In the act of traveling the world in a quest to find himself and who he really was, he realized he was meant to be a trail-blazer, and that in fact, he was one from the very start.

"At the end of it all, I realized that I had ridden thousands of miles on horse-back to get to every job I have ever had and I wanted a greater challenge," Guy said.

He has faced lethally-poisonous snakes and has been under the blistering sun forced to swim with alligators or wither away in the heat. Now, in Canada, he is trekking through deep snow, blizzards and white-outs and keeping his eyes peeled for black bears and grizzlies.

"There's no typical day in the saddle. Every day you check yourself for ticks and you watch where you can," Guy said. "It's interesting; it's a hard life."

"Then you have the fact that you are sleeping on the cold ground every night and sometimes that cold ground will come up and chew at your kidneys.

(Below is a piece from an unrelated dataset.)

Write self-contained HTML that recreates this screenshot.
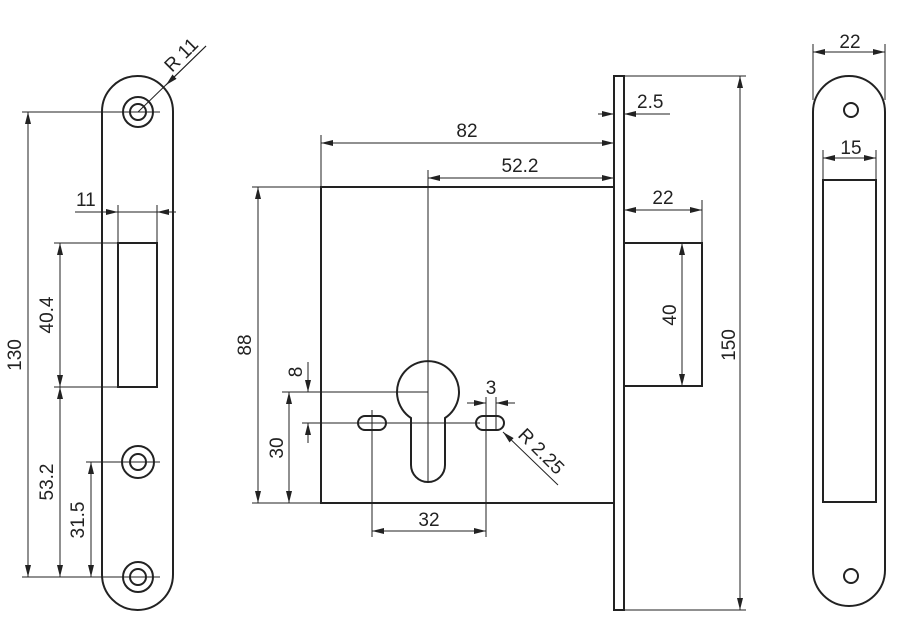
<!DOCTYPE html>
<html><head><meta charset="utf-8"><style>
html,body{margin:0;padding:0;background:#fff}
svg{display:block}
text{font-family:"Liberation Sans",sans-serif;font-size:19px;fill:#222}
.o{fill:none;stroke:#222;stroke-width:2}
.d{fill:none;stroke:#222;stroke-width:1}
</style></head><body>
<svg width="900" height="618" viewBox="0 0 900 618" xmlns="http://www.w3.org/2000/svg">
<defs>
<marker id="a" viewBox="0 0 12 6" refX="12" refY="3" markerWidth="12" markerHeight="6" markerUnits="userSpaceOnUse" orient="auto-start-reverse"><path d="M0,0 L12,3 L0,6 Z" fill="#222"/></marker>
</defs>

<!-- LEFT PLATE -->
<rect class="o" x="102" y="76" width="71" height="534" rx="35.5"/>
<circle class="o" cx="138" cy="112" r="15" stroke-width="1.6"/><circle class="o" cx="138" cy="112" r="8" stroke-width="1.6"/>
<circle class="o" cx="138" cy="462" r="16" stroke-width="1.6"/><circle class="o" cx="138" cy="462" r="8" stroke-width="1.6"/>
<circle class="o" cx="138" cy="577" r="15" stroke-width="1.6"/><circle class="o" cx="138" cy="577" r="8" stroke-width="1.6"/>
<rect class="o" x="118" y="243" width="39" height="144"/>
<line class="d" x1="22" y1="112" x2="160" y2="112"/>
<line class="d" x1="22" y1="577" x2="160" y2="577"/>
<line class="d" x1="28" y1="112" x2="28" y2="577" marker-start="url(#a)" marker-end="url(#a)"/>
<text transform="translate(21,355) rotate(-90)" text-anchor="middle">130</text>
<line class="d" x1="54" y1="243" x2="118" y2="243"/>
<line class="d" x1="54" y1="387" x2="118" y2="387"/>
<line class="d" x1="60" y1="243" x2="60" y2="387" marker-start="url(#a)" marker-end="url(#a)"/>
<text transform="translate(53,315) rotate(-90)" text-anchor="middle">40.4</text>
<line class="d" x1="60" y1="387" x2="60" y2="577" marker-start="url(#a)" marker-end="url(#a)"/>
<text transform="translate(53,482) rotate(-90)" text-anchor="middle">53.2</text>
<line class="d" x1="86" y1="462" x2="160" y2="462"/>
<line class="d" x1="91" y1="462" x2="91" y2="577" marker-start="url(#a)" marker-end="url(#a)"/>
<text transform="translate(84,520) rotate(-90)" text-anchor="middle">31.5</text>
<line class="d" x1="118" y1="205" x2="118" y2="243"/>
<line class="d" x1="157" y1="205" x2="157" y2="243"/>
<line class="d" x1="75" y1="212" x2="118" y2="212" marker-end="url(#a)"/>
<line class="d" x1="118" y1="212" x2="157" y2="212"/>
<line class="d" x1="176" y1="212" x2="157" y2="212" marker-end="url(#a)"/>
<text x="76" y="206">11</text>
<line class="d" x1="206" y1="46" x2="138" y2="112"/>
<line class="d" x1="206" y1="46" x2="166" y2="85" marker-end="url(#a)"/>
<text transform="translate(172,73) rotate(-45)">R 11</text>

<!-- MAIN BODY -->
<rect class="o" x="321" y="187" width="293" height="316"/>
<rect class="o" x="614" y="76" width="10" height="534"/>
<rect class="o" x="624" y="243" width="78" height="143"/>
<path class="o" d="M411,418 L411,465 A17,17 0 0 0 445,465 L445,418 A31,31 0 1 0 411,418 Z"/>
<rect class="o" x="358" y="416" width="28" height="14" rx="7"/>
<rect class="o" x="476" y="416" width="28" height="14" rx="7"/>
<line class="d" x1="428" y1="170" x2="428" y2="483"/>
<line class="d" x1="321" y1="135" x2="321" y2="187"/>
<line class="d" x1="321" y1="143" x2="614" y2="143" marker-start="url(#a)" marker-end="url(#a)"/>
<text x="467" y="137" text-anchor="middle">82</text>
<line class="d" x1="428" y1="178" x2="614" y2="178" marker-start="url(#a)" marker-end="url(#a)"/>
<text x="520" y="172" text-anchor="middle">52.2</text>
<line class="d" x1="252" y1="187" x2="321" y2="187"/>
<line class="d" x1="252" y1="503" x2="321" y2="503"/>
<line class="d" x1="258" y1="187" x2="258" y2="503" marker-start="url(#a)" marker-end="url(#a)"/>
<text transform="translate(251,345) rotate(-90)" text-anchor="middle">88</text>
<line class="d" x1="282" y1="392" x2="428" y2="392"/>
<line class="d" x1="289" y1="392" x2="289" y2="503" marker-start="url(#a)" marker-end="url(#a)"/>
<text transform="translate(283,448) rotate(-90)" text-anchor="middle">30</text>
<line class="d" x1="302" y1="423" x2="480" y2="423"/>
<line class="d" x1="308" y1="362" x2="308" y2="392" marker-end="url(#a)"/>
<line class="d" x1="308" y1="443" x2="308" y2="423" marker-end="url(#a)"/>
<text transform="translate(302,372) rotate(-90)" text-anchor="middle">8</text>
<line class="d" x1="372" y1="410" x2="372" y2="537"/>
<line class="d" x1="486" y1="397" x2="486" y2="537"/>
<line class="d" x1="372" y1="531" x2="486" y2="531" marker-start="url(#a)" marker-end="url(#a)"/>
<text x="429" y="526" text-anchor="middle">32</text>
<line class="d" x1="496" y1="397" x2="496" y2="430"/>
<line class="d" x1="467" y1="403" x2="486" y2="403" marker-end="url(#a)"/>
<line class="d" x1="515" y1="403" x2="496" y2="403" marker-end="url(#a)"/>
<text x="491" y="394" text-anchor="middle">3</text>
<line class="d" x1="558" y1="485" x2="503" y2="432" marker-end="url(#a)"/>
<text transform="translate(517,436) rotate(45)">R 2.25</text>
<line class="d" x1="598" y1="114" x2="614" y2="114" marker-end="url(#a)"/>
<line class="d" x1="670" y1="114" x2="624" y2="114" marker-end="url(#a)"/>
<text x="637" y="108">2.5</text>
<line class="d" x1="702" y1="200" x2="702" y2="243"/>
<line class="d" x1="624" y1="210" x2="702" y2="210" marker-start="url(#a)" marker-end="url(#a)"/>
<text x="663" y="204" text-anchor="middle">22</text>
<line class="d" x1="682" y1="243" x2="682" y2="386" marker-start="url(#a)" marker-end="url(#a)"/>
<text transform="translate(676,315) rotate(-90)" text-anchor="middle">40</text>
<line class="d" x1="624" y1="76" x2="746" y2="76"/>
<line class="d" x1="624" y1="610" x2="746" y2="610"/>
<line class="d" x1="740" y1="76" x2="740" y2="610" marker-start="url(#a)" marker-end="url(#a)"/>
<text transform="translate(735,345) rotate(-90)" text-anchor="middle">150</text>

<!-- RIGHT PLATE -->
<rect class="o" x="813" y="76" width="72" height="530" rx="36"/>
<circle class="o" cx="851" cy="110" r="7" stroke-width="1.6"/>
<circle class="o" cx="851" cy="576" r="7" stroke-width="1.6"/>
<rect class="o" x="823" y="180" width="53" height="322"/>
<line class="d" x1="813" y1="44" x2="813" y2="100"/>
<line class="d" x1="885" y1="44" x2="885" y2="100"/>
<line class="d" x1="813" y1="52" x2="885" y2="52" marker-start="url(#a)" marker-end="url(#a)"/>
<text x="850" y="48" text-anchor="middle">22</text>
<line class="d" x1="823" y1="150" x2="823" y2="180"/>
<line class="d" x1="876" y1="150" x2="876" y2="180"/>
<line class="d" x1="823" y1="158" x2="876" y2="158" marker-start="url(#a)" marker-end="url(#a)"/>
<text x="851" y="154" text-anchor="middle">15</text>
</svg>
</body></html>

Sometimes you get rained on and you better find cover under a tree or something.

"I say to people, if it was easy then everyone would be doing it."

But why? What is his motivation? It's simple: the challenge.

"To me, it's a challenge. You don't know what's around the corner, you don't know what's down the road, you don't know how long your horse is going to last and then you might trade him out, and there you don't know what you are going to get in the way of another horse," Guy said. "You don't know who you are going to meet; if the people are going to be friendly or not so."

"Every day is a challenge, and I just love that. My life is not boring in any way, shape or form."

Guy hopes to ride at least another 4,000 miles to reach his goal of 15,000 miles, however he will be facing one of his biggest challenges on his journey in Canada; there is no way of telling how much snow will be waiting for him on the summit of the Grey Creek Pass, as he heads towards Kimberley, to get to Baynes Lake.

Despite the uncertainty of whether there will be one foot of snow or five, and the safer possibility of going around towards Creston, Cranbrook and then to Baynes Lake, Guy was determined not to take the easy way out.

"I think when I hit it that it's going to take a fair bit to break me. I really need to push through that snow and get there so if I spend a full day mucking around up there this way, it's better than spending three days mucking around the other way," said Guy.

"I really just don't know what to expect."

As it turned out, The Grey Creek Pass was more than horse and rider could handle. The snow was simply too deep and Guy was forced to turn around and take the southern route.

The adventurer has already come across a couple of good-sized black bears off the side of the highway in Nelson area, who grunted at him and his horse when he had briefly stopped.

He said that the most dangerous moment of the trail so far was on his trek to Castlegar going over the 1,000-foot drop-off up on the mountain.

"You only have to have a little land-slide or something spook your horse and put him over the side and it's all over for ya."

Like Lyle Lovett, if Guy could have, he would have taken his pony on the ferry out on the lake — Kootenay Lake, that is — but the modern-day insurance-bound world wouldn't allow for that, in case his pony got scared.

Luckily, he was able to get his horse to where he needed him by trailer so he didn't lose any time.